Florida's Walter Energy likes company's assets and access to transportation
A Florida company's $3.3-billion offer for Vancouver's Western Coal looks at first glance to be good news for British Columbia's mining, port and transportation sectors.
Tampa-based Walter Energy and Western announced the offer Thursday: $11.50 in cash and stock per Western share, which was a 59-per-cent premium over Western's 20-day average price on the Toronto Stock Exchange.
Walter also announced a purchase of U.K.-based Audley Capital's 19.8-per-cent stake in Western.
Shares of Western Coal jumped from a $6.99 close on Wednesday to $10.85 -- a 47-per-cent boost -- by the end of trading Thursday in Toronto.
Western said in a news release that it "has agreed to work exclusively with Walter for a period of up to 14 days expiring Dec. 1, 2010."

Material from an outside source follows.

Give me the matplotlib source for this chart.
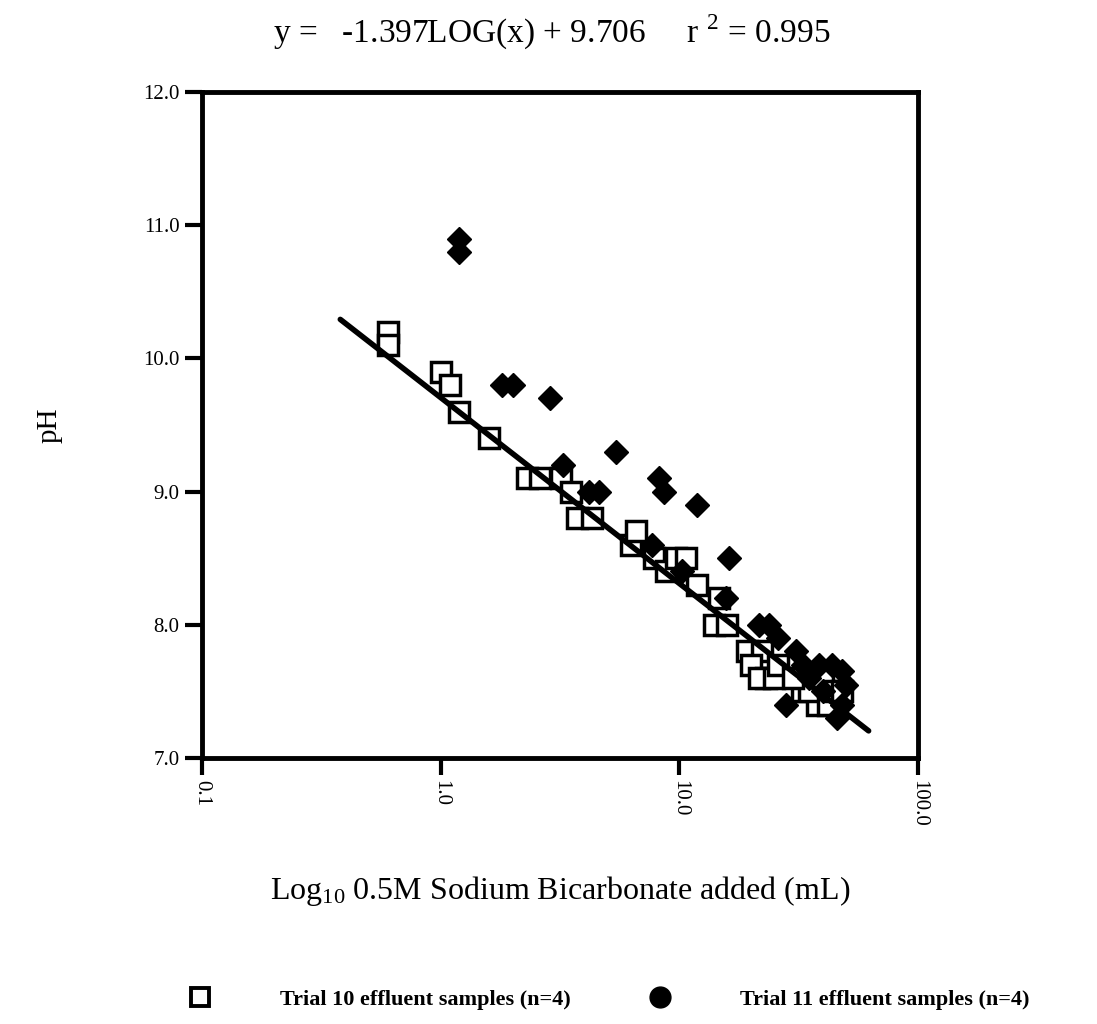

The deal would be subject to approval by Western shareholders and regulatory authorities.
Western said no definitive agreement had been reached, "and accordingly no assurance can be given that the negotiations between Western and Walter will lead to a transaction that is consistent with Walter's proposal or to any transaction at all."
Western said it will make no further public comment on the proposed deal.
Steelmaking coal is a hot commodity on global markets, with fourth-quarter prices up 62 per cent to $209 a tonne due to demand in Asia.
Walter interim chief executive officer Joe Leonard said in a teleconference that a deal with Western "would be transformational for our company."
Walter's coal assets are located in the Appalachian Mountains while Western's are primarily in northeastern B.C., giving the company access to steel-producing markets in both the Atlantic and Pacific regions.
"We are making this proposal at this time when the world's steel production is expected to grow 50 per cent over the next 10 years," Leonard said.
"China, Brazil, and India will continue to see major growth. These dynamics will lead to increased demand for high quality met[tallurgical] coal, which is fundamentally in short supply worldwide.
"Western Coal is recognized for its high quality met coal, including its hard coking coal and low [-volatility] PCI (or pulverized coal injection) products and when combined with our enhanced geographic footprint, [this] puts us in an ideal position to access these emerging markets."
Western was in serious financial trouble three years ago, when it was at risk of being demoted from the Toronto senior exchange to the TSX Venture -- which caused the share price to drop 70 per cent in a day.
Its recovery was assisted by a deal with Audley European Opportunities Fund.
Ironically, it was a decision by Audley to sell its Western stake to Walter that prompted Walter to make an offer directly to Western and its remaining shareholders for the entire company.
Western's roster of active mines and advanced mine projects and its access to an uncongested transportation network would play a large part in Walter's vision for growth.
The combined company would emerge as the world's largest publicly traded pure play on metallurgical coal, and Walter envisions it growing to 20 million tonnes of capacity for the export market by 2012 -- or seven million tonnes annual in each of the next two years.
Vancouver's Teck Mining and Australia's BHP Billiton are the dominant players in the international export trade for steelmaking coal, but both also produce a wide array of other metal and mineral commodities.
Leonard took note of Western's exceptional access to transportation infrastructure at Prince Rupert's Ridley coal terminal, and the Vancouver company's large coal reserves.CNRail has potentially
enough capacity to haul 40 million tonnes of coal per year along its northern route to Prince Rupert.
Ridley's present annual capacity for coal is 12 million tonnes, but it could expand to 24 million tonnes.
BHP's Australian coal port is operating at capacity, and North American ports are so constrained that U.S. coal shippers are routing their product through Vancouver, where capacity is also limited.
"We believe Western Coal to be an ideal partner for Walter Energy," Leonard said.
"Western is a leading producer of met coal in British Columbia. Their mines in British Columbia serve customers in the Pacific Basin including China, which is now ... importing more than 35 million tonnes of metallurgical coal annually.
Western is "probably the only major producer serving the Pacific metallurgical markets without constrained transportation and port infrastructure issues," he said.
Leonard said the combined benefits of Walter and Western "would make tremendous strategic and financial sense for Walter Energy.
"The transaction would meaningfully diversify both companies' operating and development portfolios and provide new business opportunities which might not be available to either company on a standalone basis."
Some analysts were uncertain about the merits of the deal.
"An almost 60-per-cent premium seems a lot," said Sachin Shah of Capstone Global Markets in New York.
Shah added that since the single largest shareholder, Audley, supports it, "some kind of deal will eventually happen."